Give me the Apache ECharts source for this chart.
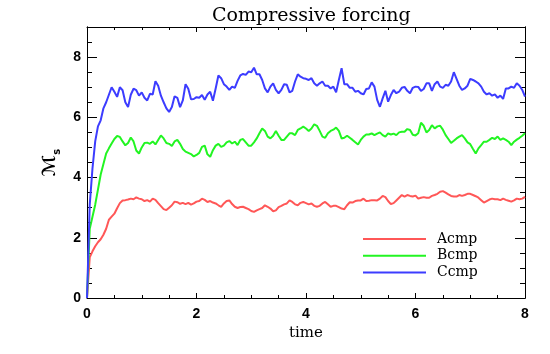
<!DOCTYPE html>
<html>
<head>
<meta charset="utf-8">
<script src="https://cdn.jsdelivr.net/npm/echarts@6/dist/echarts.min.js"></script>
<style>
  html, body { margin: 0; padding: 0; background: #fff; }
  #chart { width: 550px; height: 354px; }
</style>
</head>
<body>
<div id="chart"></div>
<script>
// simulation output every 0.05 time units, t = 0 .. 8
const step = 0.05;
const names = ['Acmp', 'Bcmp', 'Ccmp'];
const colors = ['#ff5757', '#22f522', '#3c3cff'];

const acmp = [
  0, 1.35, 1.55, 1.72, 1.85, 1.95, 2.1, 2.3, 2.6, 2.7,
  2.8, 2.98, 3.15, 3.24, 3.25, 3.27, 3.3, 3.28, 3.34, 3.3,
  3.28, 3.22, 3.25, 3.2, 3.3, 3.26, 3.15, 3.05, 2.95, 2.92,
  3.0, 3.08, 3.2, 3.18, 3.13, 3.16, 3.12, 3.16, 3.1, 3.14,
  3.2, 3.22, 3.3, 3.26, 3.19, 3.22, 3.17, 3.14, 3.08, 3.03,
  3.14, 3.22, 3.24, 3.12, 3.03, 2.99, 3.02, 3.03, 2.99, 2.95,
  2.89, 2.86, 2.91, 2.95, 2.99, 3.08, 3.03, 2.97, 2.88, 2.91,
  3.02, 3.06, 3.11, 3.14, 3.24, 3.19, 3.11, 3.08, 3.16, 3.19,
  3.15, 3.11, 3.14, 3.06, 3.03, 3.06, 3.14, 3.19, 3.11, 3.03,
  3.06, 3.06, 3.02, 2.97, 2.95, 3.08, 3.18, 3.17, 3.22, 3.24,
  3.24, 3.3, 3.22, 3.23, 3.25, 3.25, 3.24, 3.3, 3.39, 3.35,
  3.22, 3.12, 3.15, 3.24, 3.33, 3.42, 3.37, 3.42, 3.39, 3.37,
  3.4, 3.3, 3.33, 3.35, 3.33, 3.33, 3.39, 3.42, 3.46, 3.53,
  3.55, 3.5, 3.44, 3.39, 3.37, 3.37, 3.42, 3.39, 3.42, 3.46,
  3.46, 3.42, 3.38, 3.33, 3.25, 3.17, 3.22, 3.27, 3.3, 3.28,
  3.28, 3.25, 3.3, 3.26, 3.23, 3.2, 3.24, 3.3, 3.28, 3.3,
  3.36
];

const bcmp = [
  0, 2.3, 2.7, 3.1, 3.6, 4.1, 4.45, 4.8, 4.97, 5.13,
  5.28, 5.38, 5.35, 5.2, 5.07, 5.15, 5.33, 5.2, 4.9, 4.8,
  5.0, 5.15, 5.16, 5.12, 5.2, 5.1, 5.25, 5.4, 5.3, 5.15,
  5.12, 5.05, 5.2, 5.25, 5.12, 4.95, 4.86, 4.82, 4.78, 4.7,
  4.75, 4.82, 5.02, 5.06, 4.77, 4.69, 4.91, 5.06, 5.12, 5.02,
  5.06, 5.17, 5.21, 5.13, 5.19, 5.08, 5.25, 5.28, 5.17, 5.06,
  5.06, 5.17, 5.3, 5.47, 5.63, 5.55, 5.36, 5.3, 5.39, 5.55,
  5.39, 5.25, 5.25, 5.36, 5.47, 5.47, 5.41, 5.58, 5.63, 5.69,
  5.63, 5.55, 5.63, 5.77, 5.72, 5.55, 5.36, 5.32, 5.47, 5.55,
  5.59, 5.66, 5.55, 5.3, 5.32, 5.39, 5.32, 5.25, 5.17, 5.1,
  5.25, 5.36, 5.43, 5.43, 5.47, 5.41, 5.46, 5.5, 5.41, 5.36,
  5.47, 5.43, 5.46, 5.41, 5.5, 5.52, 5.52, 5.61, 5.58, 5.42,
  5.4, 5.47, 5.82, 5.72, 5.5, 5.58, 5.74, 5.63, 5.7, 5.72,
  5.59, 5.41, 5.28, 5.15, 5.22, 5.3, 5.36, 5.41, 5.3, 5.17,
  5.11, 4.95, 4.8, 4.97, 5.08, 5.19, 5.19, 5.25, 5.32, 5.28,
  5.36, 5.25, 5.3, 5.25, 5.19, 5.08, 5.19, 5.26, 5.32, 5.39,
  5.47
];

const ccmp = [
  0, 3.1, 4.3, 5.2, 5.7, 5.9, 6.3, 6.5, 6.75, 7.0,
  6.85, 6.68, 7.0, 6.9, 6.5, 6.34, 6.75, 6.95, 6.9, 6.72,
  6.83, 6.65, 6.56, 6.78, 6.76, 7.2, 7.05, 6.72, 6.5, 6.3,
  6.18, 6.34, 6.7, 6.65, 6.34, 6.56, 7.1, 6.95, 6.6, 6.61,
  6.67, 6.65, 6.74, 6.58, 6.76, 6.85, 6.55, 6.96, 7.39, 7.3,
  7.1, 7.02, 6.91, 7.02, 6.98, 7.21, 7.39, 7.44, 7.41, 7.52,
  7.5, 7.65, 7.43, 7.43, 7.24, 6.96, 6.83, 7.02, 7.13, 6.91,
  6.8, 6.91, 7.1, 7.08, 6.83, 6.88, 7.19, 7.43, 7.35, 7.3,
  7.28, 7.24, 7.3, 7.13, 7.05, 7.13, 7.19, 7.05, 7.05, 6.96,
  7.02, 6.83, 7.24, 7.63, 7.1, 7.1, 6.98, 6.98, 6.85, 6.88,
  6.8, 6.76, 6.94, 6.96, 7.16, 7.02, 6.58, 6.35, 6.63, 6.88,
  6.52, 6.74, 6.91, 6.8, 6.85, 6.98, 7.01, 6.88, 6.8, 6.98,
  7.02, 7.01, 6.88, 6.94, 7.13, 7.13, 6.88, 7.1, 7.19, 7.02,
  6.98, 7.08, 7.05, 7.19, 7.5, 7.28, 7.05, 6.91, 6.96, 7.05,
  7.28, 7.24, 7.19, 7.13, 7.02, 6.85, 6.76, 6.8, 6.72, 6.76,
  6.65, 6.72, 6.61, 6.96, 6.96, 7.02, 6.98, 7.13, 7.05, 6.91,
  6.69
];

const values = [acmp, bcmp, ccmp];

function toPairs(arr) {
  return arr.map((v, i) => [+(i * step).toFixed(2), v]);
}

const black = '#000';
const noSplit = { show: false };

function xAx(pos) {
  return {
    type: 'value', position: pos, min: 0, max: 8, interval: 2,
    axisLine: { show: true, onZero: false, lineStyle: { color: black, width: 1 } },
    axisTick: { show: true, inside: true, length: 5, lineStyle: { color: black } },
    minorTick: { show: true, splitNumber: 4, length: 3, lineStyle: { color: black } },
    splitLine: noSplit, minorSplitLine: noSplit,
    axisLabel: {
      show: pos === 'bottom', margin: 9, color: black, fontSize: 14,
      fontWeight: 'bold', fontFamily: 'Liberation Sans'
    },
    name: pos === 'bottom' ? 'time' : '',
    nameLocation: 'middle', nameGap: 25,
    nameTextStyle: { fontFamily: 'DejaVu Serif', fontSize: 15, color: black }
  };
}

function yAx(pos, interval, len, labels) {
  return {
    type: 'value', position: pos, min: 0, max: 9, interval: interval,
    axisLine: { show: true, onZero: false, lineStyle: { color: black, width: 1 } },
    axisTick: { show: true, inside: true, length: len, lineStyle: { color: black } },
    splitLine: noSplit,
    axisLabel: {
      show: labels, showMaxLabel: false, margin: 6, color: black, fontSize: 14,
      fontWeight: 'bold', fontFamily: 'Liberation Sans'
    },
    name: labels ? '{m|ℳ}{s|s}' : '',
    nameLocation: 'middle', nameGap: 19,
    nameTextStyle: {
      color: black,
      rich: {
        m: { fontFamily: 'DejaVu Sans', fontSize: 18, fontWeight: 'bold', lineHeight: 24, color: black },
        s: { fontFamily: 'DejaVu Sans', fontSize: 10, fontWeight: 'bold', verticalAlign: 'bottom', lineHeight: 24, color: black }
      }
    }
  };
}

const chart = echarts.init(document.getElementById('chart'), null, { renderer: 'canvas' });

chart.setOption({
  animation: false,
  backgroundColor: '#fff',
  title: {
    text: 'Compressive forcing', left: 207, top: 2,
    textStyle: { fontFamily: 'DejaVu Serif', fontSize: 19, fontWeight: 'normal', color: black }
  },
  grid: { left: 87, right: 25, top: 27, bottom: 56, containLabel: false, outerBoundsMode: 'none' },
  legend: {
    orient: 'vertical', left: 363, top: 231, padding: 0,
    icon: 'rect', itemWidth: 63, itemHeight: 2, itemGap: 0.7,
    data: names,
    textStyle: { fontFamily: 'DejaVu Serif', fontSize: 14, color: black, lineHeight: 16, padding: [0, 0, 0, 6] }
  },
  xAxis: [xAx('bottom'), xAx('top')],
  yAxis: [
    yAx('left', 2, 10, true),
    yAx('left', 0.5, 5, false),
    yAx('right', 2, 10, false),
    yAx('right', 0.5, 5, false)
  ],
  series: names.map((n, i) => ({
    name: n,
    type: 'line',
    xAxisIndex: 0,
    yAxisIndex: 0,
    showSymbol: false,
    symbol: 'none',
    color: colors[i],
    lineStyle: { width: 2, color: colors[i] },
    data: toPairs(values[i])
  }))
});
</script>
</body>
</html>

# # # # # # #

• REQUIREMENT
Skip every picture and return the lines above from the top through the one that contains "const colors = ['#ff5757', '#22f522', '#3c3cff'];".

• RESPONSE FOR THIS EXERCISE
Give me the Apache ECharts source for this chart.
<!DOCTYPE html>
<html>
<head>
<meta charset="utf-8">
<script src="https://cdn.jsdelivr.net/npm/echarts@6/dist/echarts.min.js"></script>
<style>
  html, body { margin: 0; padding: 0; background: #fff; }
  #chart { width: 550px; height: 354px; }
</style>
</head>
<body>
<div id="chart"></div>
<script>
// simulation output every 0.05 time units, t = 0 .. 8
const step = 0.05;
const names = ['Acmp', 'Bcmp', 'Ccmp'];
const colors = ['#ff5757', '#22f522', '#3c3cff'];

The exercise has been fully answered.